Market the asbestos week. White, pink and striped ribbons are becoming a fundraising cliché but the marketing of social health issues works. There must be a coordinated approach to getting sponsors and support into the promotion of asbestos-related diseases on a large scale. Once there is serious money behind the issue, one can fund research and present data that convinces decision-makers of the reality of the issue.
Undertake a public health cost-benefit analysis of asbestos-related disease, as one speaker advocated at the Victorian Trade Hall. There are many lessons from the compensation issues of James Hardie Industries but one is that compensation creates wealthy (for a short while) families of dead workers and can do little of health benefit to the mesothelioma sufferers. It is surprising that the fact has not clicked in the government mind that compensation for asbestos-related diseases provides an important but only symptomatic relief. The government is applying paracetamol to an issue that requires surgery.

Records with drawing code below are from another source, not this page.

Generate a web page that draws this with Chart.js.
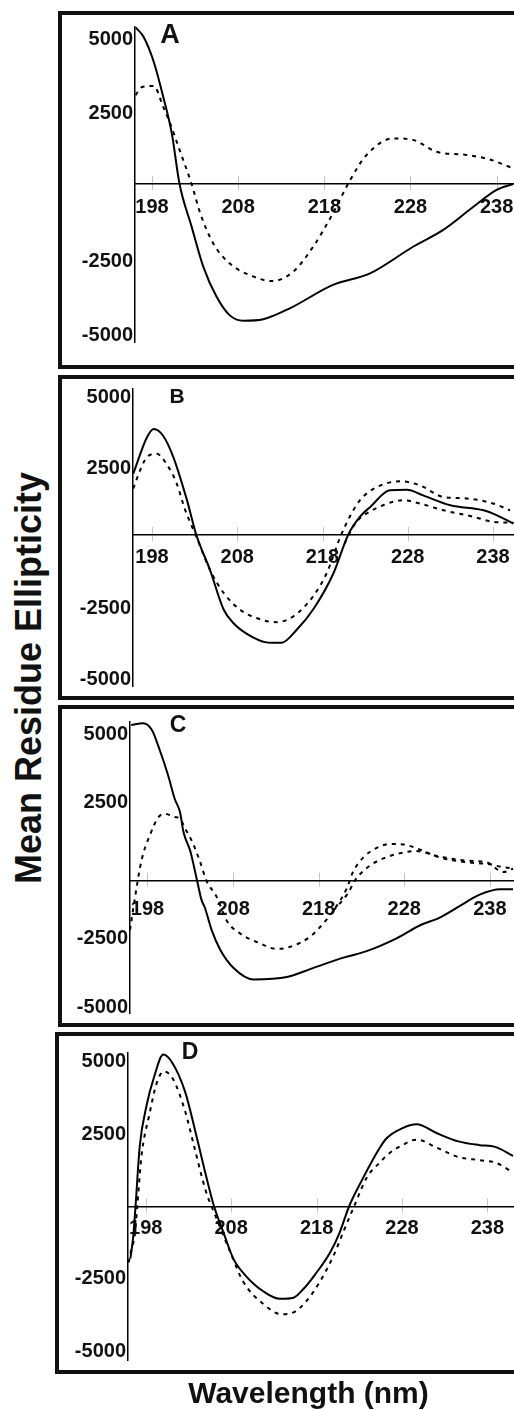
<!DOCTYPE html>
<html>
<head>
<meta charset="utf-8">
<script src="https://cdn.jsdelivr.net/npm/chart.js@4.4.1/dist/chart.umd.min.js"></script>
<style>
  html, body { margin: 0; padding: 0; background: #fff; }
  body { width: 514px; height: 1410px; position: relative; overflow: hidden;
         font-family: "Liberation Sans", Arial, sans-serif; color: #111; }
  .cv { position: absolute; }
  .frame { position: absolute; box-sizing: border-box; border: 4px solid #111; pointer-events: none; }
  .txt { position: absolute; font-weight: bold; line-height: 1; white-space: nowrap; transform: translate(-50%, -50%); }
</style>
</head>
<body>
<script>
// ---------------- data ----------------
const wavelengthTicks = [198, 208, 218, 228, 238];
const ellipticityTicks = [-5000, -2500, 2500, 5000];
const panelNames = ['A', 'B', 'C', 'D'];
const yAxisTitle = 'Mean Residue Ellipticity';
const xAxisTitle = 'Wavelength (nm)';

// [wavelength (nm), mean residue ellipticity]
const aSolid = [[196.1,5290],[197.0,4980],[198.2,4130],[199.3,2950],[200.3,1710],[201.2,0],[202.6,-1440],[203.95,-2790],[205.5,-3810],[207.0,-4430],[208.6,-4620],[210.9,-4570],[214.0,-4200],[219.0,-3410],[223.3,-3020],[228.3,-2120],[231.8,-1550],[235.3,-770],[238.0,-200],[239.9,0]];
const aDashed = [[196.1,3000],[196.8,3270],[198.2,3310],[199.3,2610],[200.1,2050],[201.2,1150],[202.6,0],[203.6,-990],[205.1,-2000],[207.0,-2680],[209.8,-3130],[211.9,-3280],[214.4,-2960],[216.7,-2120],[219.0,-990],[221.0,135],[222.9,980],[226.0,1540],[228.3,1490],[231.0,1090],[234.5,980],[237.2,830],[239.9,530]];

const bSolid = [[195.8,2180],[197.4,3470],[198.2,3770],[199.3,3530],[200.5,2770],[202.1,1240],[203.2,0],[204.8,-1240],[206.4,-2650],[207.5,-3120],[209.9,-3650],[211.8,-3830],[213.2,-3830],[215.0,-3360],[216.9,-2650],[219.3,-1350],[221.0,0],[222.4,650],[223.6,1000],[225.9,1590],[227.9,1610],[229.8,1410],[233.0,1060],[236.9,880],[238.4,710],[240.4,410]];
const bDashed = [[195.8,1650],[196.6,2300],[197.4,2770],[198.55,2890],[199.7,2530],[200.9,1830],[201.9,880],[203.2,-60],[204.8,-1240],[206.4,-2060],[208.3,-2650],[210.7,-3000],[212.6,-3100],[214.6,-2890],[216.9,-2180],[218.5,-1350],[220.1,-60],[221.2,650],[222.4,1240],[224.4,1710],[227.1,1910],[229.4,1770],[232.2,1350],[234.9,1300],[238.0,1120],[240.0,880]];
const bDashed2 = [[220.6,-300],[221.6,300],[222.4,600],[223.2,770],[225.1,1060],[227.5,1240],[229.4,1120],[232.2,880],[235.7,650],[238.0,470],[240.4,440]];

const cSolid = [[196.1,5720],[197.5,5780],[198.5,5540],[199.46,4770],[200.4,3880],[201.2,2990],[201.8,2520],[202.2,1800],[203.0,1090],[203.8,0],[204.3,-690],[204.7,-980],[205.5,-1810],[206.5,-2530],[208.0,-3180],[210.4,-3620],[214.3,-3530],[217.0,-3240],[220.9,-2820],[223.6,-2580],[227.1,-2110],[229.8,-1640],[232.2,-1340],[234.5,-920],[236.8,-510],[239.2,-310],[240.7,-310]];
const cDashed = [[195.96,-1810],[196.5,-700],[197.3,740],[198.3,1690],[199.3,2340],[200.0,2460],[201.2,2340],[201.8,2280],[202.4,1920],[203.2,1450],[204.1,740],[204.9,0],[206.1,-600],[207.25,-1460],[208.8,-1930],[211.1,-2290],[213.1,-2500],[214.6,-2430],[217.0,-2050],[218.5,-1580],[219.7,-1100],[221.3,-270],[222.0,320],[223.2,850],[224.8,1210],[226.3,1350],[227.9,1330],[229.8,1150],[232.2,850],[235.3,680],[237.6,620],[239.6,500],[240.7,460]];
const cDashed2 = [[219.7,-1100],[221.3,-510],[222.4,85],[224.0,560],[225.55,820],[227.5,1010],[229.45,1090],[231.8,910],[235.3,740],[237.6,680],[239.6,320],[240.7,440]];

const dSolid = [[196.2,-1800],[196.54,-1010],[196.8,0],[197.3,2100],[198.1,3500],[199.0,4500],[200.05,5250],[201.1,4970],[202.6,3970],[203.95,2420],[205.1,1010],[206.0,0],[207.1,-900],[208.25,-1800],[209.6,-2360],[211.75,-2930],[213.7,-3190],[215.3,-3150],[216.4,-2870],[217.8,-2360],[219.6,-1580],[220.7,-900],[221.8,0],[223.1,790],[225.4,2030],[226.2,2360],[228.0,2700],[229.7,2840],[232.1,2530],[234.6,2250],[237.1,2120],[238.9,2060],[241.0,1750]];
const dDashed = [[196.0,-1935],[196.3,-1500],[196.7,-1010],[197.0,0],[197.5,1750],[198.4,3150],[199.3,4280],[200.1,4670],[201.2,4400],[202.6,3300],[203.8,1915],[205.0,560],[205.7,0],[206.4,-500],[207.9,-1580],[209.4,-2590],[211.8,-3380],[213.9,-3720],[215.3,-3660],[216.8,-3270],[218.4,-2590],[220.0,-1690],[221.1,-900],[222.3,-60],[223.9,1010],[225.4,1520],[226.6,1860],[227.8,2080],[229.7,2310],[232.1,2030],[234.6,1710],[237.1,1600],[238.9,1520],[241.0,1180]];

// ---------------- layout (positions only) ----------------
const FONT = '"Liberation Sans", Arial, sans-serif';
const CANVAS_RIGHT = 560; // canvas runs past the 514px window edge, like the cropped original
const panels = [
  { name: panelNames[0], series: [[aSolid,false],[aDashed,true]],
    frameLeft: 58, frameTop: 11, frameBottom: 369, axisX: 135, axisTop: 27, axisBottom: 342,
    xMin: 196.03, xMax: 245.35, yMin: -5338, yMax: 5304, xPad: 11, yOff: 3,
    letter: { x: 170, y: 34, size: 27 } },
  { name: panelNames[1], series: [[bSolid,false],[bDashed,true],[bDashed2,true]],
    frameLeft: 58, frameTop: 375, frameBottom: 700, axisX: 133, axisTop: 388, axisBottom: 687,
    xMin: 195.77, xMax: 245.86, yMin: -5371, yMax: 5194, xPad: 10, yOff: 3.5,
    letter: { x: 177, y: 395, size: 21 } },
  { name: panelNames[2], series: [[cSolid,false],[cDashed,true],[cDashed2,true]],
    frameLeft: 58, frameTop: 705, frameBottom: 1027, axisX: 130, axisTop: 722, axisBottom: 1022,
    xMin: 195.96, xMax: 246.19, yMin: -4851, yMax: 5826, xPad: 17, yOff: -10,
    letter: { x: 178, y: 724, size: 23 } },
  { name: panelNames[3], series: [[dSolid,false],[dDashed,true]],
    frameLeft: 55, frameTop: 1032, frameBottom: 1374, axisX: 128, axisTop: 1053, axisBottom: 1367,
    xMin: 195.92, xMax: 246.5, yMin: -5304, yMax: 5304, xPad: 10, yOff: 0,
    letter: { x: 190, y: 1051, size: 23 } }
];

const crossTicks = {
  id: 'crossTicks',
  beforeDraw(chart) {
    const { ctx, scales: { x, y } } = chart;
    const y0 = y.getPixelForValue(0);
    ctx.save();
    ctx.strokeStyle = '#c4c4c4';
    ctx.lineWidth = 1;
    x.ticks.forEach(t => {
      const px = Math.round(x.getPixelForValue(t.value)) + 0.5;
      ctx.beginPath(); ctx.moveTo(px, y0 - 8); ctx.lineTo(px, y0 + 6); ctx.stroke();
    });
    ctx.restore();
  }
};

function addText(str, x, y, size, rotate) {
  const d = document.createElement('div');
  d.className = 'txt';
  d.textContent = str;
  d.style.left = x + 'px';
  d.style.top = y + 'px';
  d.style.fontSize = size + 'px';
  if (rotate) d.style.transform = 'translate(-50%, -50%) rotate(-90deg)';
  document.body.appendChild(d);
}

panels.forEach(p => {
  const w = CANVAS_RIGHT - p.frameLeft, h = p.frameBottom - p.frameTop;
  const cv = document.createElement('canvas');
  cv.className = 'cv';
  cv.width = w; cv.height = h;
  cv.style.left = p.frameLeft + 'px'; cv.style.top = p.frameTop + 'px';
  cv.style.width = w + 'px'; cv.style.height = h + 'px';
  document.body.appendChild(cv);

  const tickFont = { family: FONT, size: 20, weight: 'bold' };
  new Chart(cv.getContext('2d'), {
    type: 'line',
    data: {
      datasets: p.series.map(([pts, dashed]) => ({
        data: pts.map(q => ({ x: q[0], y: q[1] })),
        borderColor: '#000',
        borderWidth: 2,
        borderDash: dashed ? [4, 5] : [],
        pointRadius: 0,
        cubicInterpolationMode: 'monotone',
        fill: false
      }))
    },
    options: {
      responsive: false,
      animation: false,
      events: [],
      layout: { padding: { left: 0, right: 0, top: p.axisTop - p.frameTop, bottom: p.frameBottom - p.axisBottom } },
      plugins: { legend: { display: false }, tooltip: { enabled: false } },
      scales: {
        x: {
          type: 'linear', min: p.xMin, max: p.xMax,
          position: { y: 0 },
          afterBuildTicks: s => { s.ticks = wavelengthTicks.map(v => ({ value: v })); },
          afterFit: s => { s.height = 0; },
          grid: { display: false, drawTicks: false },
          border: { display: true, color: '#000', width: 1.5 },
          ticks: { padding: p.xPad, color: '#111', font: tickFont, maxRotation: 0, autoSkip: false,
                   callback: v => String(v) }
        },
        y: {
          type: 'linear', min: p.yMin, max: p.yMax,
          afterBuildTicks: s => { s.ticks = ellipticityTicks.map(v => ({ value: v })); },
          afterFit: s => { s.width = p.axisX - p.frameLeft; },
          grid: { display: false, drawTicks: false },
          border: { display: true, color: '#000', width: 1.5 },
          ticks: { padding: 2, labelOffset: p.yOff, color: '#111', font: tickFont, autoSkip: false,
                   callback: v => String(v) }
        }
      }
    },
    plugins: [crossTicks]
  });

  const f = document.createElement('div');
  f.className = 'frame';
  f.style.left = p.frameLeft + 'px';
  f.style.top = p.frameTop + 'px';
  f.style.width = (600 - p.frameLeft) + 'px';
  f.style.height = h + 'px';
  document.body.appendChild(f);

  addText(p.name, p.letter.x, p.letter.y, p.letter.size, false);
});

addText(yAxisTitle, 28.5, 678, 36, true);
addText(xAxisTitle, 308.5, 1393, 30, false);
</script>
</body>
</html>
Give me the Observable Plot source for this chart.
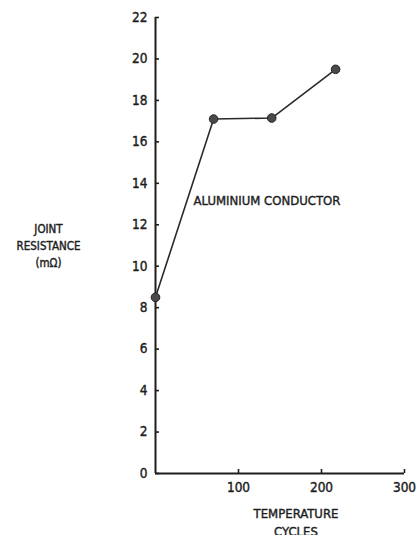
<!DOCTYPE html>
<html>
<head>
<meta charset="utf-8">
<script src="https://cdn.jsdelivr.net/npm/d3@7"></script>
<script src="https://cdn.jsdelivr.net/npm/@observablehq/plot@0.6"></script>
<style>
  html, body { margin: 0; padding: 0; background: #fff; }
  #chart svg { display: block; }
  /* thin same-colour outline gives the condensed face a heavier stroke */
  #chart svg text { stroke: #1e1e1e; stroke-width: 0.4px; }
</style>
</head>
<body>
<div id="chart"></div>
<script>
// Joint resistance of an aluminium conductor against temperature cycles
const cycles = [0, 70, 140, 217];
const resistance = [8.5, 17.1, 17.15, 19.5];
const yTicks = [0, 2, 4, 6, 8, 10, 12, 14, 16, 18, 20, 22];
const xTicks = [100, 200, 300];
const seriesLabel = "ALUMINIUM CONDUCTOR";
const yLabel = "JOINT\nRESISTANCE\n(mΩ)";
const xLabel = "TEMPERATURE\nCYCLES";

const points = cycles.map((c, i) => ({cycles: c, resistance: resistance[i]}));

const font = "'DejaVu Sans Condensed', 'Liberation Sans Narrow', sans-serif";
const ink = "#1e1e1e";

const chart = Plot.plot({
  width: 417,
  height: 535,
  marginLeft: 155,
  marginRight: 13,
  marginTop: 17,
  marginBottom: 62,
  style: {fontFamily: font, fontSize: "13px", color: ink, background: "#fff"},
  x: {domain: [0, 300]},
  y: {domain: [0, 22]},
  marks: [
    // axis lines
    Plot.ruleX([0], {stroke: ink, strokeWidth: 2}),
    Plot.ruleY([0], {stroke: ink, strokeWidth: 2}),
    // inward ticks and labels
    Plot.axisY(yTicks, {anchor: "left", tickSize: -4, tickPadding: 12, strokeWidth: 1.6, label: null, fontSize: 13.5}),
    Plot.axisX(xTicks, {anchor: "bottom", tickSize: -4, tickPadding: 13, strokeWidth: 1.6, label: null, fontSize: 13.5}),
    // series
    Plot.line(points, {x: "cycles", y: "resistance", stroke: "#2a2a2a", strokeWidth: 1.6}),
    Plot.dot(points, {x: "cycles", y: "resistance", r: 4.3, fill: "#4a4a4a", stroke: "#222", strokeWidth: 1}),
    // annotations
    Plot.text([seriesLabel], {frameAnchor: "middle", dx: -13, dy: -45, fontSize: 13, fill: ink}),
    Plot.text([yLabel], {frameAnchor: "left", textAnchor: "middle", dx: -107, dy: -1, fontSize: 11.5, lineHeight: 1.45, fill: ink}),
    Plot.text([xLabel], {frameAnchor: "bottom", dx: 16, dy: 32, lineAnchor: "top", fontSize: 13, lineHeight: 1.35, fill: ink})
  ]
});

document.getElementById("chart").append(chart);
</script>
</body>
</html>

The union seminar was heartening in that it showed how many people are actually tackling the issue of asbestos-related diseases. But it also operated under a cloud of frustration with an occupational and public health risk that is not receiving the government support that other similar matters are. Trade unions are a vital part of any plan to control asbestos but just as many people in the leafy suburbs are isolated from asbestos risks, so the audience for the asbestos message is limited by the message remaining within the trade union context.
There needs to be a creative approach to generating sufficient community outrage over the unnecessary deaths of workers from asbestos so that the government cannot avoid action. The James Hardie legal action and the lobbying of Bernie Banton, and others, was about compensation, about making a company accept its social responsibility, about making it pay. It worked, but James Hardie still cannot afford the compensation bill that is the reality of decades of profits from a toxic substance that kills.
In 2009 several Australian Governments have helped out this company by contributing $A320 million to the company’s compensation fund. Why? When did the government decide to cover the costs of a company’s exploitation of workers? This is on top of having to fund the public hospitals that have to deal with mesothelioma victims. The government, and the taxpayer, is paying twice!
Let the company fail and allow the class action lawyers to pick over the assets. Or better yet, keep James Hardie Industries alive and bleed it just enough so that it can fund the removal of its toxic legacy for the next thirty years.
Every shareholder in James Hardie that receives their dividend cheques from whichever country James Hardie moves to next (Zimbabwe cannot be far off) needs to understand that those dividends could be used to ease the pain of the workers who generated the corporate profits rather than contribute to their own bloated share portfolios.